▶ _Goal_: Your task is to print, exactly and only, the lines from the start of the entries below through the line with "const points = days.map((d, i)". Include both ends, but skip the pictures.

((

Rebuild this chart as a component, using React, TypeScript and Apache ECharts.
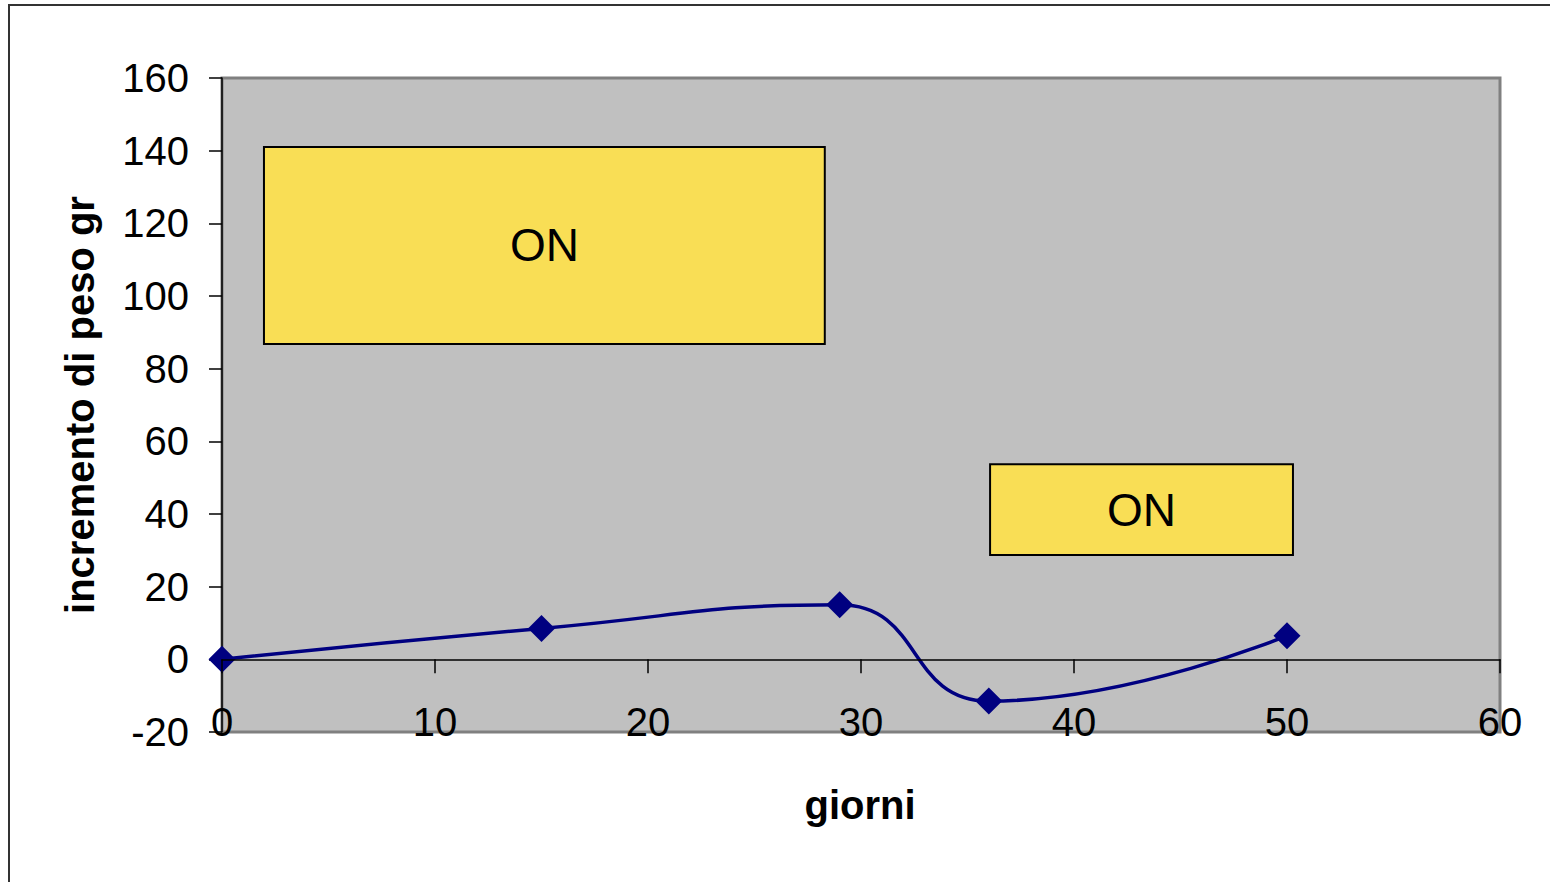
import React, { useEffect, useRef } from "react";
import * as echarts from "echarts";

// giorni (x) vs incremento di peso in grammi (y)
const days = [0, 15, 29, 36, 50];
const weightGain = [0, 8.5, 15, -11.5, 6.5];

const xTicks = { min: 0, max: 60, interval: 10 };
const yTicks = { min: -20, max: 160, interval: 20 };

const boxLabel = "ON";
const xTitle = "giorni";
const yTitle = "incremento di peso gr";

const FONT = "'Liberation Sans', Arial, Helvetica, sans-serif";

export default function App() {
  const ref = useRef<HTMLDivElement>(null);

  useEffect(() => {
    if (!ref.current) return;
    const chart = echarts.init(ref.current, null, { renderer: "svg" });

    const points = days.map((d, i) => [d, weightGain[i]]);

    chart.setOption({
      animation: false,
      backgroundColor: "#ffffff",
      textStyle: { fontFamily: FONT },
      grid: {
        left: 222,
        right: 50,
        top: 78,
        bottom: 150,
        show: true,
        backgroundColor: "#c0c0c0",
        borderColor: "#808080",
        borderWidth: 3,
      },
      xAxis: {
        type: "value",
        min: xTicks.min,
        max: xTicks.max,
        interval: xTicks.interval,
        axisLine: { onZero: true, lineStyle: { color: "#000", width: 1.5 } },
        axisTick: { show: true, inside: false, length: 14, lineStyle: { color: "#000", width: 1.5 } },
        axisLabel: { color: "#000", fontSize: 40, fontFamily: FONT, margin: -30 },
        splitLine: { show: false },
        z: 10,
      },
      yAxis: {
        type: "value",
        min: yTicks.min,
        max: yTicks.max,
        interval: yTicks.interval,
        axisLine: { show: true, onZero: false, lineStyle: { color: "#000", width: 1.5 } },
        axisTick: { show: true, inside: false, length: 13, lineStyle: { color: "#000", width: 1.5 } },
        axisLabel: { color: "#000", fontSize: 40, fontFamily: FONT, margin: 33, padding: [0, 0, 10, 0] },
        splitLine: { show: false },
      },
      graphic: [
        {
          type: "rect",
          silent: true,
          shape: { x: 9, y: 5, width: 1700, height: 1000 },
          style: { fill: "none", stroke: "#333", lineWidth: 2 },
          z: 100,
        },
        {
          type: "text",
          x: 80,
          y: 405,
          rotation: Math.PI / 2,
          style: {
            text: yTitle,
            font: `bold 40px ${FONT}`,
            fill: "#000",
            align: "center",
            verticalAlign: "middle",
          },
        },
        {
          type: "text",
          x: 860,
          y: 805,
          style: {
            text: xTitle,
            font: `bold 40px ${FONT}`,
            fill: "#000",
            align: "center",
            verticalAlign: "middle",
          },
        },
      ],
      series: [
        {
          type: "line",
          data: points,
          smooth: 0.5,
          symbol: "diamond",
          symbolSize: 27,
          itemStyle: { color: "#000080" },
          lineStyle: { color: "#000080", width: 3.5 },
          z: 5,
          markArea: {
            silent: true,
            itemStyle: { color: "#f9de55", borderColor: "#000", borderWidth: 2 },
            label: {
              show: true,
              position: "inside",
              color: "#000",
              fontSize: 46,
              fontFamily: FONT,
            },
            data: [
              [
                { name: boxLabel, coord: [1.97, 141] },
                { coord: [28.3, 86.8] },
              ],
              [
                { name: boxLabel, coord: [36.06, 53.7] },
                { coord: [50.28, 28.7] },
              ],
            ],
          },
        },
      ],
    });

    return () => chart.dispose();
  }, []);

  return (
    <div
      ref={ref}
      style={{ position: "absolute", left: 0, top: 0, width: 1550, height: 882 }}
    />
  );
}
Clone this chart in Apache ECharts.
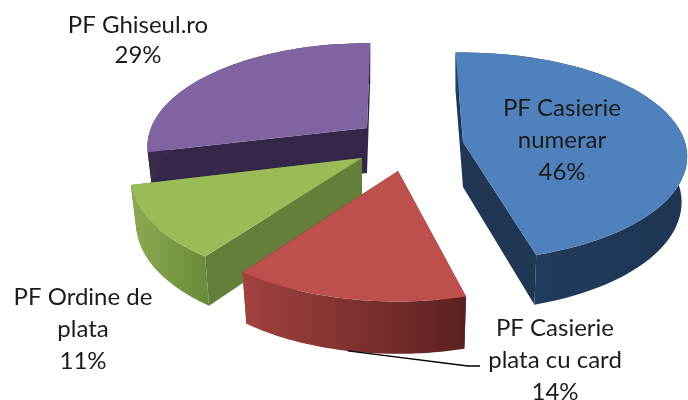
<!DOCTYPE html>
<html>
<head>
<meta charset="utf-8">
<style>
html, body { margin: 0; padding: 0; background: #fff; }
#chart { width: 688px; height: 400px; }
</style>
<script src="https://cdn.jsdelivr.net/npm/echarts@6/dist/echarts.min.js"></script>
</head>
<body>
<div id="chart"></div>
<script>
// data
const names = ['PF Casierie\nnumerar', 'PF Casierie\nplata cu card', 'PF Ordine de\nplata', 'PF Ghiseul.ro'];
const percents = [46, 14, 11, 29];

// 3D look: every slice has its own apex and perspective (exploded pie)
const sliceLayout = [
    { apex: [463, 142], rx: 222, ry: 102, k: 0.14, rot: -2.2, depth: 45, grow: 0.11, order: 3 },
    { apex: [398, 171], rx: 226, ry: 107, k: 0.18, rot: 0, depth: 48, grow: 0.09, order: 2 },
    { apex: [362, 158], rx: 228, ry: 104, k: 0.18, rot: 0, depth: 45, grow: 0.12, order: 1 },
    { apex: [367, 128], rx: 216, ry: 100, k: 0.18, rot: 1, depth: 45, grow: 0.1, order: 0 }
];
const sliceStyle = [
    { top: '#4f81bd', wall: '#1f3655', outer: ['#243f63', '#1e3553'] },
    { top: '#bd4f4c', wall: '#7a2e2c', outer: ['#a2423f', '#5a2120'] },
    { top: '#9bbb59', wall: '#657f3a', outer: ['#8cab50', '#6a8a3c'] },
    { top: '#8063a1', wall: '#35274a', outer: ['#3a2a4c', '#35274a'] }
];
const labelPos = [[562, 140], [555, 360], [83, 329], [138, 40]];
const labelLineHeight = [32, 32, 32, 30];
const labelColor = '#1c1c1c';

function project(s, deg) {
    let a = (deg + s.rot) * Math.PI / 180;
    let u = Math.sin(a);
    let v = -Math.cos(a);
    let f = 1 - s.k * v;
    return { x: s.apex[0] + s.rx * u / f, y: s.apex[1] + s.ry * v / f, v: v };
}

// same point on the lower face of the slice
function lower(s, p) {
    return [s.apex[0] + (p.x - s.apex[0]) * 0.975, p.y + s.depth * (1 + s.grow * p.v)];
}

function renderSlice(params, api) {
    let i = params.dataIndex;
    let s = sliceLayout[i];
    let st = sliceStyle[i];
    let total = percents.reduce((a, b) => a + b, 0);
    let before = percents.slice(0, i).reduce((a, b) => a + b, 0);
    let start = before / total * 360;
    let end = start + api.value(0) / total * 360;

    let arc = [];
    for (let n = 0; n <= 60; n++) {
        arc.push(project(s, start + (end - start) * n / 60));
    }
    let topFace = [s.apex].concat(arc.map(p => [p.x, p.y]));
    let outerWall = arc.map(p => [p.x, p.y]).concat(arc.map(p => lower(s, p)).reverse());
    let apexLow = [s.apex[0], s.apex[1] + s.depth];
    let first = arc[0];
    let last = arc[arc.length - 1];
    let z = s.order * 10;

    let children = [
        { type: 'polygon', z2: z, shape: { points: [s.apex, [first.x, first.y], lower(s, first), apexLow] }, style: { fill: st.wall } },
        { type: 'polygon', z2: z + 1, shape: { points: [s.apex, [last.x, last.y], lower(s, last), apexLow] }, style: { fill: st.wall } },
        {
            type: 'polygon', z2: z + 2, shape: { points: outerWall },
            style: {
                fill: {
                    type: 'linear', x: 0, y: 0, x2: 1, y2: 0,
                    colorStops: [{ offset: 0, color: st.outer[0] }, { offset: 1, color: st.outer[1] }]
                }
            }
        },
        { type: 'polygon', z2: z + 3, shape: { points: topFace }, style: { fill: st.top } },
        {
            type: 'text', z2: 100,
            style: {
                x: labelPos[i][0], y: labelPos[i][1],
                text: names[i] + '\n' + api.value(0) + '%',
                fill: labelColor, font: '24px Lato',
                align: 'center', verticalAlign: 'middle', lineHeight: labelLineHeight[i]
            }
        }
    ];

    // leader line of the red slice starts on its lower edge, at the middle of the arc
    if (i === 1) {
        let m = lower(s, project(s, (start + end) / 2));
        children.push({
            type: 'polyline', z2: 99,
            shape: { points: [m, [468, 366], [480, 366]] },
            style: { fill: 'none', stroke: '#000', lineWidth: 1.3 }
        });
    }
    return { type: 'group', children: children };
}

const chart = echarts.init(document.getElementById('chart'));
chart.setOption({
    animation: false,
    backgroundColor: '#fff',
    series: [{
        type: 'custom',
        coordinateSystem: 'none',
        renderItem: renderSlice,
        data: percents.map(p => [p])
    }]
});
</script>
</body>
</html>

))

▶ _Full solution_:
Rebuild this chart as a component, using React, TypeScript and Apache ECharts.
import React, { useEffect, useRef } from "react";
import * as echarts from "echarts";

// giorni (x) vs incremento di peso in grammi (y)
const days = [0, 15, 29, 36, 50];
const weightGain = [0, 8.5, 15, -11.5, 6.5];

const xTicks = { min: 0, max: 60, interval: 10 };
const yTicks = { min: -20, max: 160, interval: 20 };

const boxLabel = "ON";
const xTitle = "giorni";
const yTitle = "incremento di peso gr";

const FONT = "'Liberation Sans', Arial, Helvetica, sans-serif";

export default function App() {
  const ref = useRef<HTMLDivElement>(null);

  useEffect(() => {
    if (!ref.current) return;
    const chart = echarts.init(ref.current, null, { renderer: "svg" });

    const points = days.map((d, i) => [d, weightGain[i]]);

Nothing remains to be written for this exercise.